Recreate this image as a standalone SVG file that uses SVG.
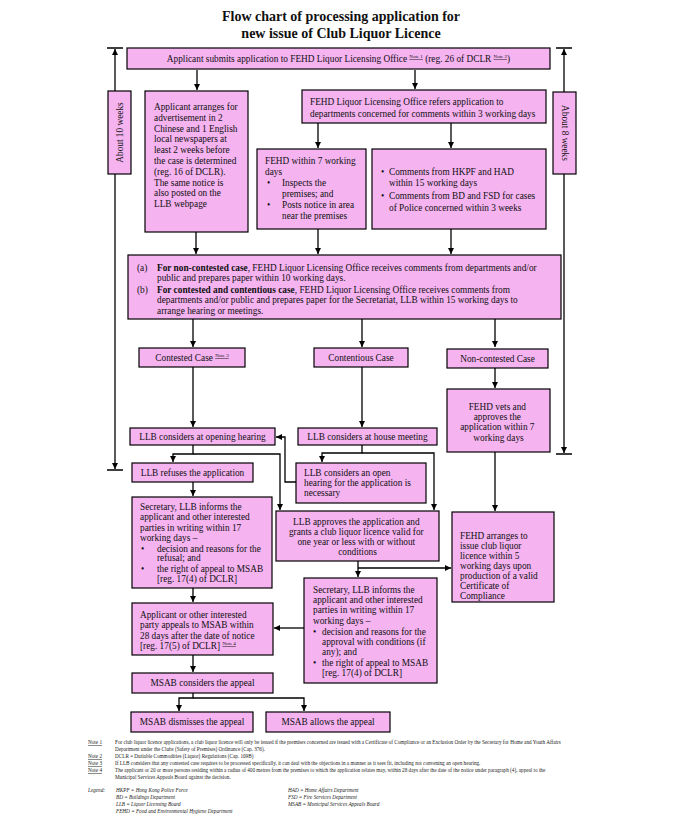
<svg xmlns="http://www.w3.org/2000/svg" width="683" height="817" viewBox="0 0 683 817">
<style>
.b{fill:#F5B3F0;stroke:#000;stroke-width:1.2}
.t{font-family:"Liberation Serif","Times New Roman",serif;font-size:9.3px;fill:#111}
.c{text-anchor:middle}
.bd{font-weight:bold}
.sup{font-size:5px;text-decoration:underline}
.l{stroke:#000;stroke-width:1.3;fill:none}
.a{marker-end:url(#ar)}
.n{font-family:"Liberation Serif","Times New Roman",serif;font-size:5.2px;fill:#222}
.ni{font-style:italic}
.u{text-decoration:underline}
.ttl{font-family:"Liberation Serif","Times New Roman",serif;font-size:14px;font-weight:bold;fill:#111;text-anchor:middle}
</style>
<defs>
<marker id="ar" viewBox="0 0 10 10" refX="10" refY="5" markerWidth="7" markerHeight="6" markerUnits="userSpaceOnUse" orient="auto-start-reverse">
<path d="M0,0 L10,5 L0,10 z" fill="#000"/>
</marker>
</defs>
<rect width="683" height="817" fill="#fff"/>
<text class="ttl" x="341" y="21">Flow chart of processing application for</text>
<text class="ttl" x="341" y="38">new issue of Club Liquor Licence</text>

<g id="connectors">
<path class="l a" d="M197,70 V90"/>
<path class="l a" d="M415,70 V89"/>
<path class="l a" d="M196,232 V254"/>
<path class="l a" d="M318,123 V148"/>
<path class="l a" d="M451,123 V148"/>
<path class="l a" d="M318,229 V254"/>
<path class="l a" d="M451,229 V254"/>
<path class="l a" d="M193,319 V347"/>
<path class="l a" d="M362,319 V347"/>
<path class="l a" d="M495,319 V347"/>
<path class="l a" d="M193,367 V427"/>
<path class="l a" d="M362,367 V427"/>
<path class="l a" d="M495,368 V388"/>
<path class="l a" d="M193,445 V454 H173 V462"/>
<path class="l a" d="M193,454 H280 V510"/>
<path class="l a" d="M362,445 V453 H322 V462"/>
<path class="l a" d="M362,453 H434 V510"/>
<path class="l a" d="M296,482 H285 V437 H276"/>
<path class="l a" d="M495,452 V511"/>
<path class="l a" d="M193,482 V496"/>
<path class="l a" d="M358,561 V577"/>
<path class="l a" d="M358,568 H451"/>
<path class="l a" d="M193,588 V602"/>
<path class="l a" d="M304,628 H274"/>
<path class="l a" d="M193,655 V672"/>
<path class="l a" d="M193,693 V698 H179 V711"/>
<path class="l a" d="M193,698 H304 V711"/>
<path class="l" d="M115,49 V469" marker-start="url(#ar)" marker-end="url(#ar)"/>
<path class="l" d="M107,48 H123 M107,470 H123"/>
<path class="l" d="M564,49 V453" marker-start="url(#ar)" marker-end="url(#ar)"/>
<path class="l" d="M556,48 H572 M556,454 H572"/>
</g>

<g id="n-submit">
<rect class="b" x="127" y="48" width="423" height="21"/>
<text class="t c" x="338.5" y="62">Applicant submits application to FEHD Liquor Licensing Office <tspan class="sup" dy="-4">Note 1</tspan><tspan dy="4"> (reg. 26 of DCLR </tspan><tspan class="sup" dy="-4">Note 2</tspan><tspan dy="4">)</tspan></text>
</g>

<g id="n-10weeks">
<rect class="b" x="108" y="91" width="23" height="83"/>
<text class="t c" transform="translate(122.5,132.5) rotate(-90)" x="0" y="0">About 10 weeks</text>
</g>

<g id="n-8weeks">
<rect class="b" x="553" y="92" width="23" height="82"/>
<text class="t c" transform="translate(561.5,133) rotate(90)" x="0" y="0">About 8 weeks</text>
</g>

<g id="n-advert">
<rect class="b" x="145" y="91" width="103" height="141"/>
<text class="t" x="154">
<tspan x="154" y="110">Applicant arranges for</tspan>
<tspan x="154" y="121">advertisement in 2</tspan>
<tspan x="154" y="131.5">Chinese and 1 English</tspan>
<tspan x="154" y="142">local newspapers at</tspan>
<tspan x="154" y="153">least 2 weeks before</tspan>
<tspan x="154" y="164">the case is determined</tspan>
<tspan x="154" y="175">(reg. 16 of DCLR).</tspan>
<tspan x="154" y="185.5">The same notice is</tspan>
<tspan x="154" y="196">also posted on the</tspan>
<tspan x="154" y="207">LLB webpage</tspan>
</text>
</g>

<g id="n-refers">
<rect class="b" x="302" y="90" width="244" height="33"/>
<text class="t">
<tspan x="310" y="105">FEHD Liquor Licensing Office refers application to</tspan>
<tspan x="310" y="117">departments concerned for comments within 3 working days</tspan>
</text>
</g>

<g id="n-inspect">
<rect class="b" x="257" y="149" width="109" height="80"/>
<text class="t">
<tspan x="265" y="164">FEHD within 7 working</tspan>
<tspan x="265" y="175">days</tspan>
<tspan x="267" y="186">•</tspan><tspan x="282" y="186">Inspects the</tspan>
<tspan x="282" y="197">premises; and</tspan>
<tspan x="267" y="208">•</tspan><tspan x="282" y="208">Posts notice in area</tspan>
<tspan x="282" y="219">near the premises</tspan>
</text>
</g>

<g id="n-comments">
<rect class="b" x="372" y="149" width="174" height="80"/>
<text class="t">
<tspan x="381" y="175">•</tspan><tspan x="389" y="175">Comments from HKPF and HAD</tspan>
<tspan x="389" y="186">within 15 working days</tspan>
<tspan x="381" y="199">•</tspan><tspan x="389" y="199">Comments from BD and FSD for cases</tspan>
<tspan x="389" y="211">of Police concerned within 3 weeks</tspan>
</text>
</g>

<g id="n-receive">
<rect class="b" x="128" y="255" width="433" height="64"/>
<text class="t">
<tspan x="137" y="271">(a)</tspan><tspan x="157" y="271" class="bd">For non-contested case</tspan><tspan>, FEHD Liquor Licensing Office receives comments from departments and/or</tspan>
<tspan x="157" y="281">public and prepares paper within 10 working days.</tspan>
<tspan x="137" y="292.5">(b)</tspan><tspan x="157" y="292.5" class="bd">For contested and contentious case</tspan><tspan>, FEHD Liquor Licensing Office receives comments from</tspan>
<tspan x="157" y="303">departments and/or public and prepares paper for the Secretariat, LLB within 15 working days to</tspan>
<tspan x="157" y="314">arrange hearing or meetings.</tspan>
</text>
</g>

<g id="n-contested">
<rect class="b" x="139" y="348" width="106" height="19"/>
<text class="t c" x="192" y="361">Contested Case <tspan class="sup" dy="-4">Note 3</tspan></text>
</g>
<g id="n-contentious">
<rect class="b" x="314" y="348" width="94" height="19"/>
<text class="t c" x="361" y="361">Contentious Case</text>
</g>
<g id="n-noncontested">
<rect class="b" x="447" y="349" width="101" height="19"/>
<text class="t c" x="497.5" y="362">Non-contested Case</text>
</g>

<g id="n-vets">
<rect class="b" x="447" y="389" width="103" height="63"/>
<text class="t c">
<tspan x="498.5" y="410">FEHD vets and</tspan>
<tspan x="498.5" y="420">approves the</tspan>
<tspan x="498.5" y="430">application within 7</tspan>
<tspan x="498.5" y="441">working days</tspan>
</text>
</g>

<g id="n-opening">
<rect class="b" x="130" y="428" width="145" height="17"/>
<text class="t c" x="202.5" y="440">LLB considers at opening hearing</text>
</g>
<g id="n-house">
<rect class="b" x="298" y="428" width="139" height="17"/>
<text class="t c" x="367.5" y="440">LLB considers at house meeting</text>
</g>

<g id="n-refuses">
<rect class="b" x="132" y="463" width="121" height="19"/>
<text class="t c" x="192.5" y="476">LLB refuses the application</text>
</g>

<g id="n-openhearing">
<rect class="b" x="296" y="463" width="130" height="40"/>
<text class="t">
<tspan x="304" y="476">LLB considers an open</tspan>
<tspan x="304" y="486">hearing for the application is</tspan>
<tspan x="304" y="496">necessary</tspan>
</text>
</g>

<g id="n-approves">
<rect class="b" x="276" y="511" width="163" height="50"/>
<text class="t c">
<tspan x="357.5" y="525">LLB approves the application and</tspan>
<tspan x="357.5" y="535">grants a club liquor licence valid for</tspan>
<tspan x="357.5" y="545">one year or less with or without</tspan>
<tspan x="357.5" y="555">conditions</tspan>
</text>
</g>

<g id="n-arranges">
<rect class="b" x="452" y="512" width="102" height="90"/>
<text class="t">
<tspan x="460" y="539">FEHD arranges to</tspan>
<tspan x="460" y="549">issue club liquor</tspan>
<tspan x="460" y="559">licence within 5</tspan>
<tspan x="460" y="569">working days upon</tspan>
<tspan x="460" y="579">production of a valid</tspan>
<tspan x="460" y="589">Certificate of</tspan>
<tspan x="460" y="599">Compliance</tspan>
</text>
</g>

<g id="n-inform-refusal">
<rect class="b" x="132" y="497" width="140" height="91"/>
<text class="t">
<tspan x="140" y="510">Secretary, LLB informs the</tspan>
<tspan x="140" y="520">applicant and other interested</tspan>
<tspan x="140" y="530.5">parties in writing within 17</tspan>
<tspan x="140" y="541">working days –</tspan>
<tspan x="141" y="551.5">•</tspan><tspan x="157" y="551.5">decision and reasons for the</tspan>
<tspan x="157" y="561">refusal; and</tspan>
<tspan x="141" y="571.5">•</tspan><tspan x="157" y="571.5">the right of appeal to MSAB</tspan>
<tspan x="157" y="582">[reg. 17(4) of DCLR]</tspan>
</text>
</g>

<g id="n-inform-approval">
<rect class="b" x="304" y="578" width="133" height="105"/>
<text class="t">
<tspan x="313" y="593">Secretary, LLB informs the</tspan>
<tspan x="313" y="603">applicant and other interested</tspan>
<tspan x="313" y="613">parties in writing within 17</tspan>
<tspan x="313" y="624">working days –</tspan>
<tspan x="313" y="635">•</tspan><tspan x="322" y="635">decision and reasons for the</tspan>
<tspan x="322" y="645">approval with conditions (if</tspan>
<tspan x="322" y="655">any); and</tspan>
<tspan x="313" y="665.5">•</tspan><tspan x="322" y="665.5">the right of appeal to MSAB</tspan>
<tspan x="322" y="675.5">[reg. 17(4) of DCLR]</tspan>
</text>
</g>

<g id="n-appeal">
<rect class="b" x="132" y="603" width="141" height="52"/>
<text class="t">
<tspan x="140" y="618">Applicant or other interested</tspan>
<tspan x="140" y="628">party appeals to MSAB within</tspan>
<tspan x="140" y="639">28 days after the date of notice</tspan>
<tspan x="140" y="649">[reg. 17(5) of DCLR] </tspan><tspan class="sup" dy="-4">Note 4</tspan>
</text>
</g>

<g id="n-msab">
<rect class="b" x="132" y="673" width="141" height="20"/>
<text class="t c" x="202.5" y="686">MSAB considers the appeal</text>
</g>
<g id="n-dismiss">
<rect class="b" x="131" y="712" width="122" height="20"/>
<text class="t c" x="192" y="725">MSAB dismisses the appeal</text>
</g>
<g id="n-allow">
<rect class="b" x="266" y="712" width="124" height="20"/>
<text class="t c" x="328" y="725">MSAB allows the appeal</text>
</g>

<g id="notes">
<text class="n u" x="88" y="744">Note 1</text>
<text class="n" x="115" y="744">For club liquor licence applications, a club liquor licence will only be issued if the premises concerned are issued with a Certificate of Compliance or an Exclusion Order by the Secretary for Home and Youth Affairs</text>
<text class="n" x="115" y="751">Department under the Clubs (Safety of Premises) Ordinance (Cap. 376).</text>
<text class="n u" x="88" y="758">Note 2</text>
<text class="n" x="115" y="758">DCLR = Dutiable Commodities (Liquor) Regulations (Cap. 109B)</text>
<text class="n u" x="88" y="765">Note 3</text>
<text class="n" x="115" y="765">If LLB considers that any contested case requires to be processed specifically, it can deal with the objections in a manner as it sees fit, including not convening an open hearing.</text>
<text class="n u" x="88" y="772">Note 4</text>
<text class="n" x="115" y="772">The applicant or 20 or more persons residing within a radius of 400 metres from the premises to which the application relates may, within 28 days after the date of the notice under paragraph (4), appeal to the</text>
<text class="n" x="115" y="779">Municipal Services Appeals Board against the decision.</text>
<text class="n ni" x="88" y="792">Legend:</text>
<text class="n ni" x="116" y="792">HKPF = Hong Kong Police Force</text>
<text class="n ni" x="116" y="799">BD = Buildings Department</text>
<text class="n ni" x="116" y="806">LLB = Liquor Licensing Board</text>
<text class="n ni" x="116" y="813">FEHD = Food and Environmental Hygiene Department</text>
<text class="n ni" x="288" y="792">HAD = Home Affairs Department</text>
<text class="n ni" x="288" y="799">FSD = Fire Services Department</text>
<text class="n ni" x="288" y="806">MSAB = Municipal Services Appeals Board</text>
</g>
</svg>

# # # #

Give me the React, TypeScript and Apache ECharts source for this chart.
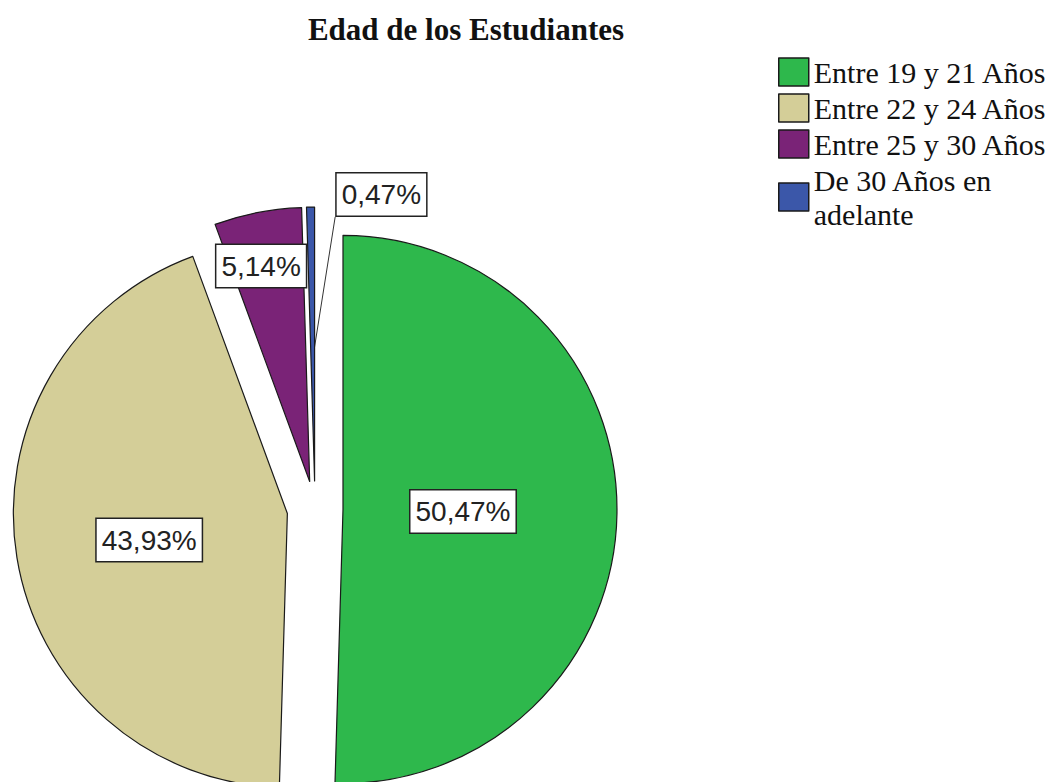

# # # #

Stated problem |
Skip all pictures. Output only the lines from the one containing "Recreate this image" to the one containing "Club Liquor Licence</text>", both lines included.

Task response |
Recreate this image as a standalone SVG file that uses SVG.
<svg xmlns="http://www.w3.org/2000/svg" width="683" height="817" viewBox="0 0 683 817">
<style>
.b{fill:#F5B3F0;stroke:#000;stroke-width:1.2}
.t{font-family:"Liberation Serif","Times New Roman",serif;font-size:9.3px;fill:#111}
.c{text-anchor:middle}
.bd{font-weight:bold}
.sup{font-size:5px;text-decoration:underline}
.l{stroke:#000;stroke-width:1.3;fill:none}
.a{marker-end:url(#ar)}
.n{font-family:"Liberation Serif","Times New Roman",serif;font-size:5.2px;fill:#222}
.ni{font-style:italic}
.u{text-decoration:underline}
.ttl{font-family:"Liberation Serif","Times New Roman",serif;font-size:14px;font-weight:bold;fill:#111;text-anchor:middle}
</style>
<defs>
<marker id="ar" viewBox="0 0 10 10" refX="10" refY="5" markerWidth="7" markerHeight="6" markerUnits="userSpaceOnUse" orient="auto-start-reverse">
<path d="M0,0 L10,5 L0,10 z" fill="#000"/>
</marker>
</defs>
<rect width="683" height="817" fill="#fff"/>
<text class="ttl" x="341" y="21">Flow chart of processing application for</text>
<text class="ttl" x="341" y="38">new issue of Club Liquor Licence</text>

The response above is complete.